* [WHAT THIS TASK INVOLVES] Write out, exactly and only, the lines that run from the top of the records to the line with "linewidth=0, saturation=1, ax=ax, legend=False)". Include both ends; exclude pictures.

* [Records with drawing code]
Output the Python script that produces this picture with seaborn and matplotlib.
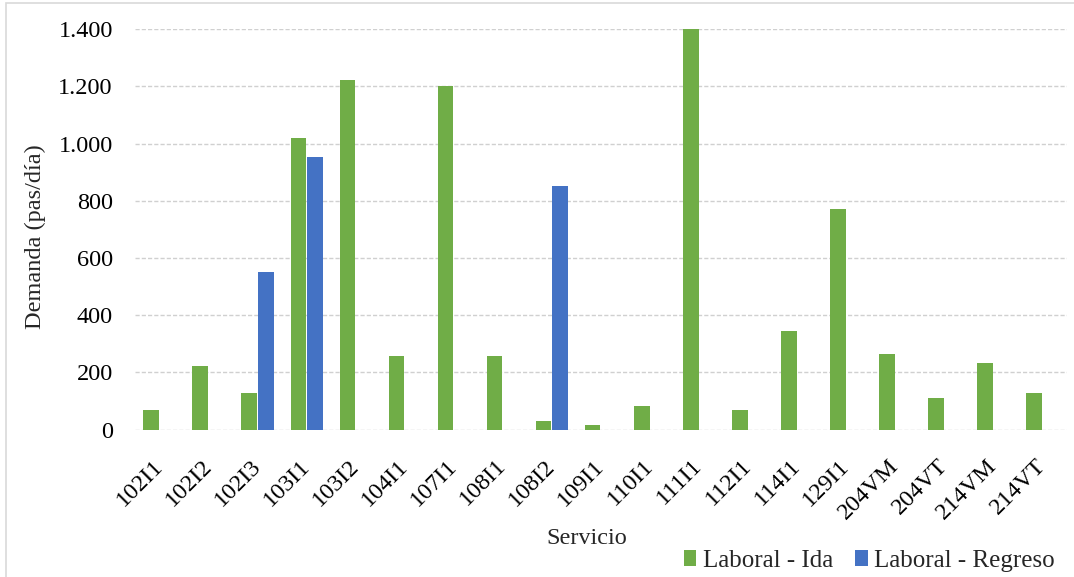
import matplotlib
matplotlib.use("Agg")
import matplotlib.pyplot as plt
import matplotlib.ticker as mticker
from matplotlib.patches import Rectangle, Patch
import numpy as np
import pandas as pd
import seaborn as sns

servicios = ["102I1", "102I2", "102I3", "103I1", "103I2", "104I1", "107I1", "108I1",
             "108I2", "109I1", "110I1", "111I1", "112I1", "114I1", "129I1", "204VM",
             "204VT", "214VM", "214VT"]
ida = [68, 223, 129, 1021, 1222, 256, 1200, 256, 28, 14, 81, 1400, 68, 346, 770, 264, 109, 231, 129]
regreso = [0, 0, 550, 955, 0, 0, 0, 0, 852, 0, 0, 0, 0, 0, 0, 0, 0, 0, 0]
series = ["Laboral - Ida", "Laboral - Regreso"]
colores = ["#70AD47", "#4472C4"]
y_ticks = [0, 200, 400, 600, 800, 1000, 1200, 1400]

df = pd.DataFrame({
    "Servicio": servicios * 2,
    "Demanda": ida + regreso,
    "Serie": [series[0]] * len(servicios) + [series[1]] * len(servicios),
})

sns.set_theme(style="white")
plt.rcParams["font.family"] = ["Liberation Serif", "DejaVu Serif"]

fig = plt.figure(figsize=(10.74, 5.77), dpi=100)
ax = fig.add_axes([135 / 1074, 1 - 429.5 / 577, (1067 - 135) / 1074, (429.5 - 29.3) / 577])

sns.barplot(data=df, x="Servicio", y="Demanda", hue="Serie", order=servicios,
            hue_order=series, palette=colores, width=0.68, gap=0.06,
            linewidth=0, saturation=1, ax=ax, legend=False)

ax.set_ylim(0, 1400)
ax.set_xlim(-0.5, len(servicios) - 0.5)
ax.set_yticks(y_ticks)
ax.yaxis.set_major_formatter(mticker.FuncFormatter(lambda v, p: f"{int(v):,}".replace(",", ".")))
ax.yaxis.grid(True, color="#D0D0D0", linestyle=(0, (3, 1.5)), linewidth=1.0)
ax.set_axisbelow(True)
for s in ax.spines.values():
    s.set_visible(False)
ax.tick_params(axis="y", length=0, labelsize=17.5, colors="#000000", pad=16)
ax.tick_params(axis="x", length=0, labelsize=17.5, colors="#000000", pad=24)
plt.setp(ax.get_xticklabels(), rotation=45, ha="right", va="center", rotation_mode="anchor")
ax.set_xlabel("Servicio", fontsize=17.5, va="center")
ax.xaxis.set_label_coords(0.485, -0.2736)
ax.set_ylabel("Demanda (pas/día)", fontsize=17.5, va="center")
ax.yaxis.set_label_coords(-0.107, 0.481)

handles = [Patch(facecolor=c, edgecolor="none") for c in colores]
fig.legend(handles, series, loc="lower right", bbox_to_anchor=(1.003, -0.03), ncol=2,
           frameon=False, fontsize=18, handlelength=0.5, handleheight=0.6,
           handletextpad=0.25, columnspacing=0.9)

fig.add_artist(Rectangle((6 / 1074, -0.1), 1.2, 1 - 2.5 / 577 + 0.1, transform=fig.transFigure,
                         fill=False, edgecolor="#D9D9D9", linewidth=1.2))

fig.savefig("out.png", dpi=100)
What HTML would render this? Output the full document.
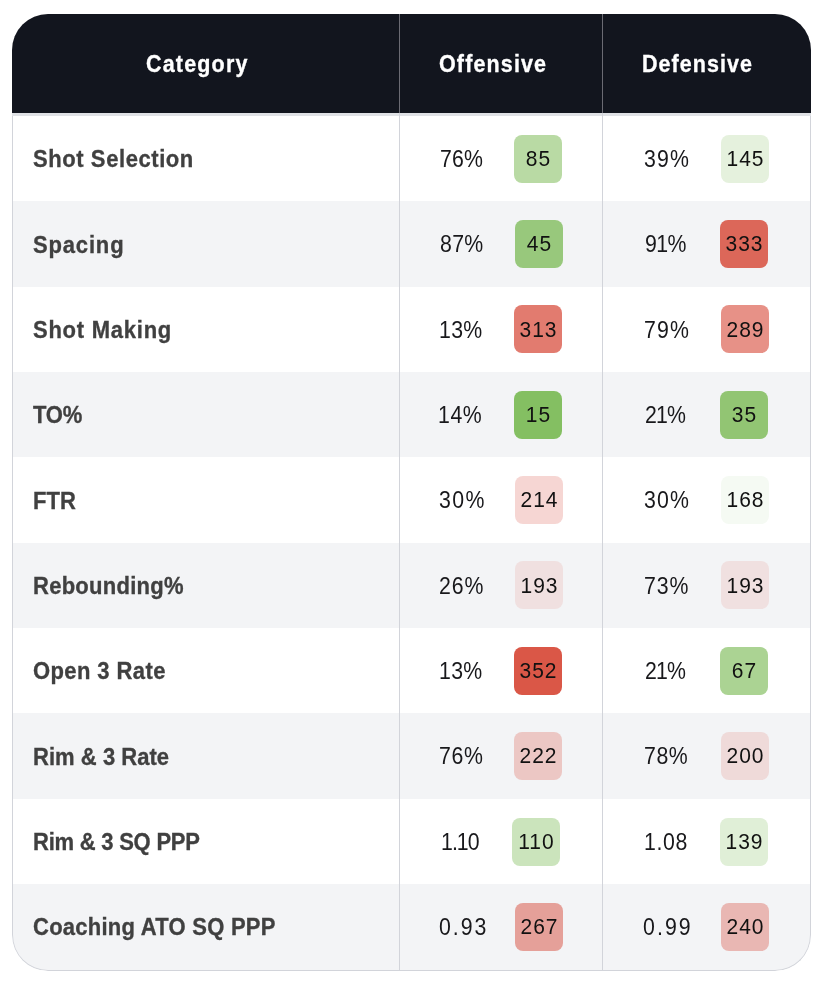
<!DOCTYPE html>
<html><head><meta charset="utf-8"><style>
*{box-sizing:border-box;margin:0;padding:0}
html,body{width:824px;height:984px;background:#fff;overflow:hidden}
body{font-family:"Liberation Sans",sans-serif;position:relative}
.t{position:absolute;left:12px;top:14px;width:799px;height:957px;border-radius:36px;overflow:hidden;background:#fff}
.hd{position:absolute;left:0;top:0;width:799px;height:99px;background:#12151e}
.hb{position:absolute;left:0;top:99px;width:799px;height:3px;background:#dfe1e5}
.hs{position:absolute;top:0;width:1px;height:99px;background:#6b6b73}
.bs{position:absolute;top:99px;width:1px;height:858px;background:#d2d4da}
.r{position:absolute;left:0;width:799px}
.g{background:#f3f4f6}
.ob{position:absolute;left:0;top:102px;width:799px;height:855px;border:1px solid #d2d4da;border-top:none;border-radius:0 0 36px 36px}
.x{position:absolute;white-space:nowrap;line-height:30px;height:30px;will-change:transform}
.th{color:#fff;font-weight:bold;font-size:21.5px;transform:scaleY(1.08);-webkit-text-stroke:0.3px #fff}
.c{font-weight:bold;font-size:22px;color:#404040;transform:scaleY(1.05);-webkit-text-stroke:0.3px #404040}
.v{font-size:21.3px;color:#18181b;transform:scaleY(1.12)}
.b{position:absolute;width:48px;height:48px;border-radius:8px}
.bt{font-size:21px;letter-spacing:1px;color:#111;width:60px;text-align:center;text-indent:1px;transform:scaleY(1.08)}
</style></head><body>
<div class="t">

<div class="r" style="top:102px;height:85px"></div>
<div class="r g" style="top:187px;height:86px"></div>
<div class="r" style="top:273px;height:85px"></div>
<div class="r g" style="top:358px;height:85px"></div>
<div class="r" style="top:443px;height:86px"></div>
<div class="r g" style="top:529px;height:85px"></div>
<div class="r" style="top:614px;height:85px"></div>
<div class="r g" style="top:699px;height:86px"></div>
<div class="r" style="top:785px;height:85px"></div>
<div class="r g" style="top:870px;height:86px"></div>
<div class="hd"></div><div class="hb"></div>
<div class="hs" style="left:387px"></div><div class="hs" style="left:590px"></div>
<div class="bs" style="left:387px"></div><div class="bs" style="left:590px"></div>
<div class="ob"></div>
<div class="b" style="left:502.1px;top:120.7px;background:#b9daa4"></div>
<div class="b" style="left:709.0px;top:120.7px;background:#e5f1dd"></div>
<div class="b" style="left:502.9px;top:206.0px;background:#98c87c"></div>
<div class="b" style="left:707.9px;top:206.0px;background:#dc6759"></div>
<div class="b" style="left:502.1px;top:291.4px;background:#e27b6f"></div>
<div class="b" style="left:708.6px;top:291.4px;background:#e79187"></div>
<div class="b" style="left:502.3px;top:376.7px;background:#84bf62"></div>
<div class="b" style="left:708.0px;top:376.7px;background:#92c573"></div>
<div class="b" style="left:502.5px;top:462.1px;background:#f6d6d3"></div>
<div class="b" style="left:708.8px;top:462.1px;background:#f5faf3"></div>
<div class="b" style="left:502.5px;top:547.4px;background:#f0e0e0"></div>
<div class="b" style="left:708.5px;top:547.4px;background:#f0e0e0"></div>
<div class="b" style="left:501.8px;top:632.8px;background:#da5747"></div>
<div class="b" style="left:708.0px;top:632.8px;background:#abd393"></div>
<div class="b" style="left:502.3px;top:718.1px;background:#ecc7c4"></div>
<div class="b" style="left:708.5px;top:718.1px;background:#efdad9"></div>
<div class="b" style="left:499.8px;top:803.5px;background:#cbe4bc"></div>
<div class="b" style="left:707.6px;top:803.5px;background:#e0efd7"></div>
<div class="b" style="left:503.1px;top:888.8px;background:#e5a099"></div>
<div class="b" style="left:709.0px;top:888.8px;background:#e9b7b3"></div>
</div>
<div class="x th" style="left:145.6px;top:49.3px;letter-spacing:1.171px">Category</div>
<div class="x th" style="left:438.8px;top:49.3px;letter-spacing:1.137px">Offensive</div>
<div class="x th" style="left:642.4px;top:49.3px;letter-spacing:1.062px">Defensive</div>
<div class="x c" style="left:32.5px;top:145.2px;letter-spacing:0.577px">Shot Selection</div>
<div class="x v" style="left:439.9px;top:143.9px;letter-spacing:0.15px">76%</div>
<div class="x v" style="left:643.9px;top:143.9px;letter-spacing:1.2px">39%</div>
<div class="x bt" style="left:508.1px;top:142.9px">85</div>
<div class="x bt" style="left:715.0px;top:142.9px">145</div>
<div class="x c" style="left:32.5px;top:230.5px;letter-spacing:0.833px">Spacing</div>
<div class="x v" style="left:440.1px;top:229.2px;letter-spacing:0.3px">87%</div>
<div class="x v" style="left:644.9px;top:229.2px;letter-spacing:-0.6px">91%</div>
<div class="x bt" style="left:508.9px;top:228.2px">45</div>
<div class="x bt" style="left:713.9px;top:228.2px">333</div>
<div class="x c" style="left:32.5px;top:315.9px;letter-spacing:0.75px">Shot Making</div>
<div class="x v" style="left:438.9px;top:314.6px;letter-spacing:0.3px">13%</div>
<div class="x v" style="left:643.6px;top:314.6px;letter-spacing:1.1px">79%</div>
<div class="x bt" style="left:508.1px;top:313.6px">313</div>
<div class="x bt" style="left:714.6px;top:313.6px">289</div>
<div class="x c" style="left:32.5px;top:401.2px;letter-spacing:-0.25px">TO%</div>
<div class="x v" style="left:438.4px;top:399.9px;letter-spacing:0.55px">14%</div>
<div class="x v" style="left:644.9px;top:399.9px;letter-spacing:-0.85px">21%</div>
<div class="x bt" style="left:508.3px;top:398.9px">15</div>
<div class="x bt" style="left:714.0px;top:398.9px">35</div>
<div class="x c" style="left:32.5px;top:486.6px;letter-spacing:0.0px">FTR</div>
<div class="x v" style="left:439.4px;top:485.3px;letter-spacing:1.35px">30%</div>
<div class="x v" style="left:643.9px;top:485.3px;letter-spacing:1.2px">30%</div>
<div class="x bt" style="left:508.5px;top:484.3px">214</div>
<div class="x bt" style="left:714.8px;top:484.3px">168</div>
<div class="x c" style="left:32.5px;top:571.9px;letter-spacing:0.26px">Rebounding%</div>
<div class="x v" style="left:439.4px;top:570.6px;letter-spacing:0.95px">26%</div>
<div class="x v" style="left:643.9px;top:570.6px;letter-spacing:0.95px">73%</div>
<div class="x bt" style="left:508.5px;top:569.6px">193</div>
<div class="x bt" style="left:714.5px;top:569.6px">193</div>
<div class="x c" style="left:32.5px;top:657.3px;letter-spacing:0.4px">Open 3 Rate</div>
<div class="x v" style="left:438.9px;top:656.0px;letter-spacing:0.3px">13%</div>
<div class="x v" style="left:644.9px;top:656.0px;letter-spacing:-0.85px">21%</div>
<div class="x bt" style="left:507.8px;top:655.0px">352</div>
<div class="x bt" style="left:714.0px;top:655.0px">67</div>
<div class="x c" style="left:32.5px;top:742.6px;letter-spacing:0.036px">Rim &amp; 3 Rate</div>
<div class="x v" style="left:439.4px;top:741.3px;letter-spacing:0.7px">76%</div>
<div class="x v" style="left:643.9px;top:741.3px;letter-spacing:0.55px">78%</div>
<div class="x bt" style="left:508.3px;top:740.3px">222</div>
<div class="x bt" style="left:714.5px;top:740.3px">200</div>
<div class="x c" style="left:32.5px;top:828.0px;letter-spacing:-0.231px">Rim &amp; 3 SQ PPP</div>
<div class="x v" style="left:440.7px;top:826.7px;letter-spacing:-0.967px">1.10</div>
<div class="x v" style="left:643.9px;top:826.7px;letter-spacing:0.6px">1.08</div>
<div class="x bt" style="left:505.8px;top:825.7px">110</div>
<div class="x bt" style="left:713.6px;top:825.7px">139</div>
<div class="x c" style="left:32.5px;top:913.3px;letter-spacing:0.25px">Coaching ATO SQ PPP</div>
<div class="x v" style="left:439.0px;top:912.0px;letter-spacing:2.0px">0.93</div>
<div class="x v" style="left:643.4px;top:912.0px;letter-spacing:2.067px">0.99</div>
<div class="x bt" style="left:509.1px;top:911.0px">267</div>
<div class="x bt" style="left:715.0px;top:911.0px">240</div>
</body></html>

* [THE SOLUTION]
Output the Python script that produces this picture with seaborn and matplotlib.
import matplotlib
matplotlib.use("Agg")
import matplotlib.pyplot as plt
import matplotlib.ticker as mticker
from matplotlib.patches import Rectangle, Patch
import numpy as np
import pandas as pd
import seaborn as sns

servicios = ["102I1", "102I2", "102I3", "103I1", "103I2", "104I1", "107I1", "108I1",
             "108I2", "109I1", "110I1", "111I1", "112I1", "114I1", "129I1", "204VM",
             "204VT", "214VM", "214VT"]
ida = [68, 223, 129, 1021, 1222, 256, 1200, 256, 28, 14, 81, 1400, 68, 346, 770, 264, 109, 231, 129]
regreso = [0, 0, 550, 955, 0, 0, 0, 0, 852, 0, 0, 0, 0, 0, 0, 0, 0, 0, 0]
series = ["Laboral - Ida", "Laboral - Regreso"]
colores = ["#70AD47", "#4472C4"]
y_ticks = [0, 200, 400, 600, 800, 1000, 1200, 1400]

df = pd.DataFrame({
    "Servicio": servicios * 2,
    "Demanda": ida + regreso,
    "Serie": [series[0]] * len(servicios) + [series[1]] * len(servicios),
})

sns.set_theme(style="white")
plt.rcParams["font.family"] = ["Liberation Serif", "DejaVu Serif"]

fig = plt.figure(figsize=(10.74, 5.77), dpi=100)
ax = fig.add_axes([135 / 1074, 1 - 429.5 / 577, (1067 - 135) / 1074, (429.5 - 29.3) / 577])

sns.barplot(data=df, x="Servicio", y="Demanda", hue="Serie", order=servicios,
            hue_order=series, palette=colores, width=0.68, gap=0.06,
            linewidth=0, saturation=1, ax=ax, legend=False)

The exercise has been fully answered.